母亲年轻的时候,生活条件艰苦,缺吃少穿。村里的劳动力,不分男女,都得出工。每天,母亲早早就得起床料理家务,随着队长出工的哨声响起,母亲脸都顾不得洗就奔赴田野,挖地、修渠、修水库……每天黄昏,母亲才拖着疲惫的身体回家,脸上布满尘土,头上挂着草屑,迎接她的是嗷嗷待哺的孩子和一大堆的家务。她先抱回柴草做饭,柴草发湿,点燃后,房屋随即被浓烟占领,母亲便也被吞没在浓烟里。做好饭,母亲还要忙着喂养家畜,等到母亲吃饭时,大多数情况下,就只剩下残羹冷饭了。这样艰辛忙碌的生活,不是三天五天,而是三十多年。等我们长大成人、成家立业,母亲也老了。那些年里,母亲无暇爱惜自己,她几乎都不照镜子,更谈不上对美的追求。在我的记忆中,她的梳洗是简单的,梳子蘸着水,在头上梳几下,就算是梳头了。所以,她的头发总是凌乱的,瑟瑟如秋后的枯草。日子一天天逝去,母亲一天天衰老。

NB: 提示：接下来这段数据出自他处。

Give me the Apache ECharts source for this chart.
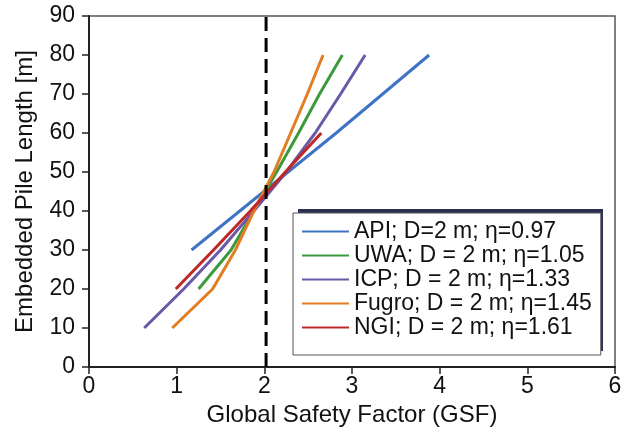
<!DOCTYPE html>
<html>
<head>
<meta charset="utf-8">
<script src="https://cdn.jsdelivr.net/npm/echarts@6/dist/echarts.min.js"></script>
<style>html,body{margin:0;padding:0;background:#fff}#c{width:635px;height:436px}</style>
</head>
<body>
<div id="c"></div>
<script>
var names = ['API; D=2 m; \u03b7=0.97','UWA; D = 2 m; \u03b7=1.05','ICP; D = 2 m; \u03b7=1.33','Fugro; D = 2 m; \u03b7=1.45','NGI; D = 2 m; \u03b7=1.61'];
var apiDepth = [30,40,50,60,70,80];
var apiGSF   = [1.17,1.72,2.27,2.82,3.35,3.88];
var uwaDepth = [20,30,40,50,60,70,80];
var uwaGSF   = [1.25,1.62,1.88,2.14,2.39,2.63,2.89];
var icpDepth = [10,20,30,40,50,60,70,80];
var icpGSF   = [0.63,1.08,1.50,1.88,2.25,2.58,2.87,3.15];
var fugroDepth = [10,20,30,40,50,60,70,80];
var fugroGSF   = [0.95,1.41,1.67,1.88,2.11,2.30,2.49,2.67];
var ngiDepth = [20,30,40,50,60];
var ngiGSF   = [0.99,1.42,1.84,2.24,2.65];
var targetGSF = [2.02,2.02];
var targetDepth = [0,90];
var xTicks = [0,1,2,3,4,5,6];
var yTicks = [0,10,20,30,40,50,60,70,80,90];

var colors = ['#3f74c4','#3c9a3c','#6b58a6','#e27d22','#c02828'];
function pairs(x,y){return x.map(function(v,i){return [v,y[i]];});}
var sets = [[apiGSF,apiDepth],[uwaGSF,uwaDepth],[icpGSF,icpDepth],[fugroGSF,fugroDepth],[ngiGSF,ngiDepth]];
var series = sets.map(function(s,i){
  return {name:names[i], type:'line', data:pairs(s[0],s[1]), showSymbol:false, symbol:'none',
    lineStyle:{color:colors[i], width:3}, itemStyle:{color:colors[i]}, z:3+i};
});
series.push({name:'target', type:'line', data:pairs(targetGSF,targetDepth), showSymbol:false, symbol:'none',
  lineStyle:{color:'#000', width:3, type:[14,7]}, z:10, silent:true});
var font = 'Liberation Sans, Arial, sans-serif';
var chart = echarts.init(document.getElementById('c'), null, {renderer:'canvas'});
chart.setOption({
  animation:false,
  grid:{left:89, right:20, top:16, bottom:69, show:true, borderColor:'#555', borderWidth:1.5, backgroundColor:'transparent'},
  graphic:[{type:'rect', left:298, top:209, shape:{width:305, height:142}, style:{fill:'#2b3050'}, z:50, silent:true}],
  legend:{data:names, orient:'vertical', left:293, top:213, itemWidth:47, itemHeight:14, itemGap:1, z:60,
    icon:'path://M0,6 L47,6 L47,8 L0,8 Z',
    padding:[7,9,16,9], backgroundColor:'#fff', borderColor:'#555', borderWidth:1,
    textStyle:{fontFamily:font, fontSize:23, color:'#111'}},
  xAxis:{type:'value', min:xTicks[0], max:xTicks[xTicks.length-1], interval:1,
    name:'Global Safety Factor (GSF)', nameLocation:'middle', nameGap:33,
    nameTextStyle:{fontFamily:font, fontSize:24, color:'#111'},
    axisLine:{show:true, lineStyle:{color:'#222', width:2}},
    axisTick:{show:true, length:7, lineStyle:{color:'#222', width:1.5}},
    axisLabel:{fontFamily:font, fontSize:23, color:'#111', margin:8},
    splitLine:{show:false}},
  yAxis:{type:'value', min:yTicks[0], max:yTicks[yTicks.length-1], interval:10,
    name:'Embedded Pile Length [m]', nameLocation:'middle', nameGap:52,
    nameTextStyle:{fontFamily:font, fontSize:24, color:'#111'},
    axisLine:{show:true, lineStyle:{color:'#222', width:2}},
    axisTick:{show:true, length:7, lineStyle:{color:'#222', width:1.5}},
    axisLabel:{fontFamily:font, fontSize:23, color:'#111', margin:14},
    splitLine:{show:false}},
  series:series
});
</script>
</body>
</html>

我参加工作后,几乎每次回家,都能看到母亲在巷口等待的身影。首先看见的就是母亲的白发,风起,吹动母亲前额的白发,徐徐飘拂,我总觉得那就是一面召唤的旗帜,在召唤着儿女回归。
腊月初八,是母亲的生日,那一天天气晴好。母亲搬一把凳子,坐在院里晒太阳。她眯着眼,好像院中忙碌的一切都与她无关,她让自己陷入了一种寂静之中。她的满头白发在阳光下发着光,令我感到一种淡然宁静的禅意。
我和母亲最温馨的时光,就是在自家的院里给她梳头。母亲稀疏的白发披散开来,我用手和梳子一下一下地捋着、梳着,动作轻柔缓慢。我和母亲闲聊,被温暖的冬阳照耀着,母亲银白的头发似乎也溢出了圣洁的光辉。母亲将一缕头发握在手里反反复复地摩挲着,目光深沉,似乎在沉思,在回忆。她是否在想她远逝的青春,是否在回想她出嫁时那一头乌黑的长发?
年迈的母亲,喜欢闲坐,一个人静静地坐着,沐浴在时间的光影里,娴静而安详。岁月把母亲的头发洗白,在母亲的脸上留下深深的皱纹。
树欲静而风不止,子欲养而亲不待。如今我没有娘可叫了,在梦里见见娘,给娘梳梳头,也算是一种幸福吧。